The master fails in proving any threats of personal injury to himself, or of a mutinous character which can excuse his leaving the libellant at Laguna. The evidence of the libellant's declarations is loose and unsatisfactory; and if, in terms, of irritation and passion, he did use improper and menacing language respecting the master, it appears to have excited no alarm at the time, and the man continued on board and perfomed a long voyage, after the threats are supposed to have been made, without any exhibition of hostile or disorderly conduct Neither is this cause for the detention of the libellant stated by the master in his deposition before the consul.
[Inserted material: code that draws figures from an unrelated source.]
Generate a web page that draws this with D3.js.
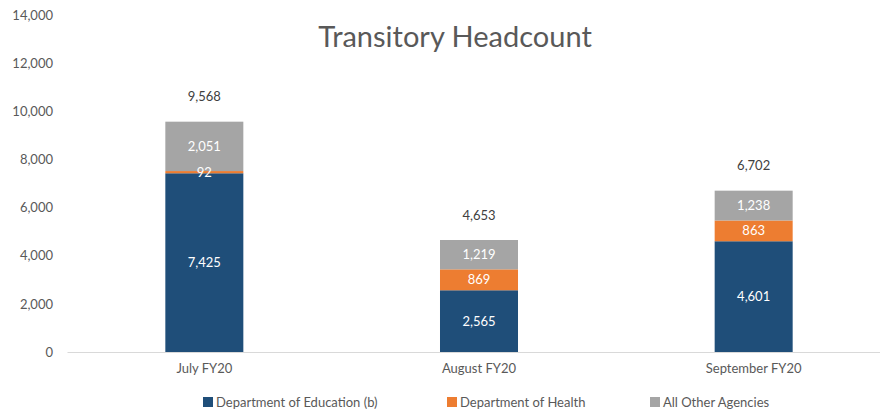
<!DOCTYPE html>
<html lang="en">
<head>
  <meta charset="UTF-8">
  <title>Transitory Headcount</title>
  <script src="https://d3js.org/d3.v7.min.js"></script>
  <style>
    body { margin: 0; background: #fff; }
    text { font-family: Lato, "Open Sans", sans-serif; }
    .tick text { font-size: 13px; fill: #595959; }
    .title { font-size: 29px; fill: #595959; text-anchor: middle; }
    .seg-label { font-size: 13px; fill: #fff; text-anchor: middle; }
    .total-label { font-size: 13px; fill: #404040; text-anchor: middle; }
    .legend text { font-size: 13px; fill: #595959; }
  </style>
</head>
<body>
  <svg width="880" height="414"></svg>
  <script>
    // data
    var months = ["July FY20", "August FY20", "September FY20"];
    var seriesNames = ["Department of Education (b)", "Department of Health", "All Other Agencies"];
    var education = [7425, 2565, 4601];
    var health = [92, 869, 863];
    var others = [2051, 1219, 1238];
    var totals = [9568, 4653, 6702];
    var yTicks = [0, 2000, 4000, 6000, 8000, 10000, 12000, 14000];
    var colors = ["#1F4E79", "#ED7D31", "#A5A5A5"];

    var svg = d3.select("svg"),
        margin = {top: 15, right: -11, bottom: 62, left: 67},
        width = +svg.attr("width") - margin.left - margin.right,
        height = +svg.attr("height") - margin.top - margin.bottom,
        g = svg.append("g").attr("transform", "translate(" + margin.left + "," + margin.top + ")");

    var table = months.map(function(m, i) {
      return {month: m, edu: education[i], health: health[i], others: others[i], total: totals[i]};
    });
    var keys = ["edu", "health", "others"];
    var stacked = d3.stack().keys(keys)(table);

    var x = d3.scaleBand()
              .domain(months)
              .range([0, width])
              .paddingInner(0.716)
              .paddingOuter(0.358);
    var y = d3.scaleLinear()
              .domain([0, 14000])
              .range([height, 0]);

    // y axis labels (no line)
    var yAxis = g.append("g")
      .call(d3.axisLeft(y).tickValues(yTicks).tickSize(0).tickPadding(14).tickFormat(d3.format(",")));
    yAxis.select(".domain").remove();

    // x axis
    var xAxis = g.append("g")
      .attr("transform", "translate(0," + height + ")")
      .call(d3.axisBottom(x).tickSize(0).tickPadding(12));
    xAxis.select(".domain").attr("stroke", "#D9D9D9").attr("stroke-width", 1);

    // bars
    var layer = g.selectAll(".layer")
      .data(stacked)
      .enter().append("g")
      .attr("class", "layer")
      .attr("fill", function(d, i) { return colors[i]; });

    layer.selectAll("rect")
      .data(function(d) { return d; })
      .enter().append("rect")
      .attr("x", function(d) { return x(d.data.month); })
      .attr("y", function(d) { return y(d[1]); })
      .attr("width", x.bandwidth())
      .attr("height", function(d) { return y(d[0]) - y(d[1]); });

    // segment labels drawn after all bars so the small ones stay visible
    var labels = g.selectAll(".label-layer")
      .data(stacked)
      .enter().append("g")
      .attr("class", "label-layer");

    labels.selectAll("text")
      .data(function(d) { return d; })
      .enter().append("text")
      .attr("class", "seg-label")
      .attr("x", function(d) { return x(d.data.month) + x.bandwidth() / 2; })
      .attr("y", function(d) { return (y(d[0]) + y(d[1])) / 2; })
      .attr("dy", ".35em")
      .text(function(d) { return d3.format(",")(d[1] - d[0]); });

    // totals
    g.selectAll(".total-label")
      .data(table)
      .enter().append("text")
      .attr("class", "total-label")
      .attr("x", function(d) { return x(d.month) + x.bandwidth() / 2; })
      .attr("y", function(d) { return y(d.total) - 25; })
      .attr("dy", ".35em")
      .text(function(d) { return d3.format(",")(d.total); });

    // title
    svg.append("text")
      .attr("class", "title")
      .attr("x", 455)
      .attr("y", 47)
      .text("Transitory Headcount");

    // legend
    var legendX = [203, 447, 650];
    var legend = svg.append("g").attr("class", "legend")
      .selectAll("g")
      .data(seriesNames)
      .enter().append("g")
      .attr("transform", function(d, i) { return "translate(" + legendX[i] + ",397)"; });
    legend.append("rect")
      .attr("width", 10).attr("height", 10)
      .attr("fill", function(d, i) { return colors[i]; });
    legend.append("text")
      .attr("x", 13)
      .attr("y", 5)
      .attr("dy", ".35em")
      .text(function(d) { return d; });
  </script>
</body>
</html>
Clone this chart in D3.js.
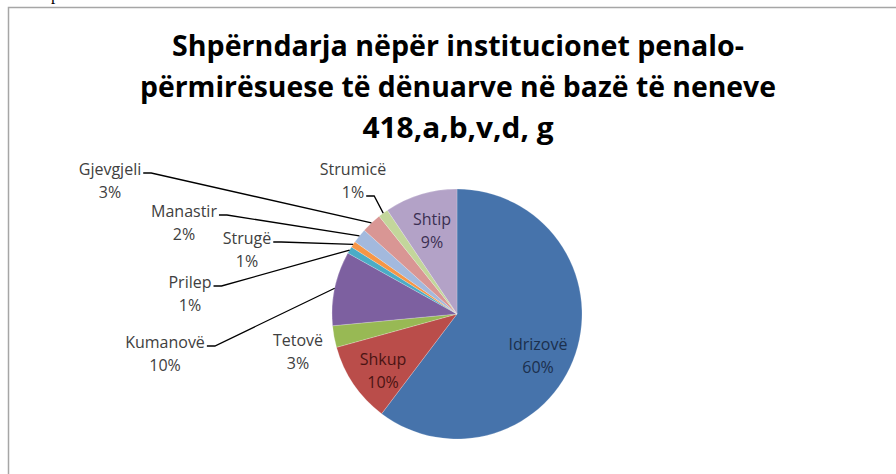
<!DOCTYPE html>
<html>
<head>
<meta charset="utf-8">
<script src="https://cdn.jsdelivr.net/npm/d3@7"></script>
<style>
  body { margin: 0; background: #fff; }
  svg { display: block; }
</style>
</head>
<body>
<svg id="chart"></svg>
<script>
// data (share of convicts, %)
const institutions = ["Idrizovë", "Shkup", "Tetovë", "Kumanovë", "Prilep", "Strugë", "Manastir", "Gjevgjeli", "Strumicë", "Shtip"];
const shares = [60.3, 10.4, 2.8, 9.6, 0.9, 0.8, 1.9, 2.6, 1.3, 9.4];
const sliceColors = ["#4673ab", "#ba4d4a", "#98b954", "#7d60a0", "#4bacc6", "#f79646", "#a3b9dd", "#d99694", "#c3d69b", "#b3a2c7"];
const titleLines = ["Shpërndarja nëpër institucionet penalo-", "përmirësuese të dënuarve në bazë të neneve", "418,a,b,v,d, g"];

// label placement (Excel put some labels inside, others outside with leaders)
const insideLabels = {
  "Idrizovë": {x: 538, y: 350, fill: "#1b2f4d"},
  "Shkup":    {x: 383, y: 365, fill: "#4a1413"},
  "Shtip":    {x: 432, y: 225, fill: "#3b2f52"}
};
const outsideLabels = {
  "Gjevgjeli": {x: 110, y: 175, leader: 1},
  "Manastir":  {x: 184, y: 217, leader: 1},
  "Strugë":    {x: 247, y: 244, leader: 1},
  "Prilep":    {x: 190, y: 288, leader: 1},
  "Kumanovë":  {x: 165, y: 348, leader: 1},
  "Tetovë":    {x: 298, y: 346, leader: 0},
  "Strumicë":  {x: 353, y: 175, leader: 2}
};

const width = 896, height = 474;
const cx = 457, cy = 314, radius = 125;
const lineGap = 23;

const svg = d3.select("#chart")
  .attr("width", width)
  .attr("height", height)
  .style("font-family", "'Open Sans', sans-serif");

// stray glyph from the page above the chart
svg.append("text")
  .attr("x", 51).attr("y", -0.5)
  .style("font-family", "'Liberation Serif', serif")
  .style("font-size", "17px")
  .text("p");

// chart frame (cut at right / bottom)
svg.append("path")
  .attr("d", "M8.5," + height + "V7.5H" + width)
  .attr("fill", "none")
  .attr("stroke", "#a6a6a6")
  .attr("stroke-width", 1.5);

// title
const titleWidths = [572, 636, 191];
svg.append("g").selectAll("text")
  .data(titleLines)
  .enter()
  .append("text")
  .attr("x", 458)
  .attr("y", (d, i) => 56 + i * 41)
  .attr("text-anchor", "middle")
  .attr("textLength", (d, i) => titleWidths[i])
  .attr("lengthAdjust", "spacingAndGlyphs")
  .style("font-size", "28px")
  .style("font-weight", "bold")
  .attr("fill", "#000")
  .text(d => d);

const data = institutions.map((name, i) => ({name: name, value: shares[i], color: sliceColors[i]}));
const total = d3.sum(shares);

const pie = d3.pie().sort(null).value(d => d.value);
const arcs = pie(data);
const arc = d3.arc().innerRadius(0).outerRadius(radius);

const gPie = svg.append("g").attr("transform", "translate(" + cx + "," + cy + ")");
gPie.selectAll("path")
  .data(arcs)
  .enter()
  .append("path")
  .attr("d", arc)
  .attr("fill", d => d.data.color)
  .attr("stroke", "#ffffff")
  .attr("stroke-opacity", 0.35)
  .attr("stroke-width", 0.6);

const pct = d => Math.round(d.data.value / total * 100) + "%";

// inside labels
arcs.filter(d => insideLabels[d.data.name]).forEach(function(d) {
  const p = insideLabels[d.data.name];
  const t = svg.append("text")
    .attr("text-anchor", "middle")
    .attr("fill", p.fill)
    .style("font-size", "16px");
  t.append("tspan").attr("x", p.x).attr("y", p.y).text(d.data.name);
  t.append("tspan").attr("x", p.x).attr("y", p.y + lineGap).text(pct(d));
});

// outside labels + leader lines
arcs.filter(d => outsideLabels[d.data.name]).forEach(function(d) {
  const p = outsideLabels[d.data.name];
  const t1 = svg.append("text")
    .attr("x", p.x).attr("y", p.y)
    .attr("text-anchor", "middle")
    .attr("fill", "#404040")
    .style("font-size", "16px")
    .text(d.data.name);
  const t2 = svg.append("text")
    .attr("x", p.x).attr("y", p.y + lineGap)
    .attr("text-anchor", "middle")
    .attr("fill", "#404040")
    .style("font-size", "16px")
    .text(pct(d));
  if (!p.leader) return;

  const ref = p.leader === 1 ? t1 : t2;
  const bx = p.x + ref.node().getComputedTextLength() / 2 + 2;
  const by = (p.leader === 1 ? p.y : p.y + lineGap) - 2;
  const mid = (d.startAngle + d.endAngle) / 2;
  const ex = cx + radius * Math.sin(mid);
  const ey = cy - radius * Math.cos(mid);
  svg.append("path")
    .attr("d", d3.line()([[bx, by], [bx + 8, by], [ex, ey]]))
    .attr("fill", "none")
    .attr("stroke", "#000")
    .attr("stroke-width", 1.3);
});
</script>
</body>
</html>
He produces the evidence of a laborer, to prove that the libellant was in possession of a slung-shot on shore, which might have been used as a dangeous weapon, and also the deposition of Matthews, the cook, as to the libellant's threat on board; but he does not pretend, in his own deposition, that he ever regarded those circumstances as importing any danger to him or to the vessel. The general declaration of an apprehension of danger, subsequently made, and repeated in the consular certificate, is founded on the facts sworn to in the depositions of those witnesses, and not on any other particulars within the knowledge of the officers or crew of the vessel. It results, therefore, that the master improperly imprisoned the libellant, and also left him in confinement at a foreign port, without justifiable cause; and I decree damages against him, on account of these acts, in the sum of $100. Decree, $100, and costs.

1 [Reported by Samuel Blatchford, Esq., and Francis Howland, Esq.]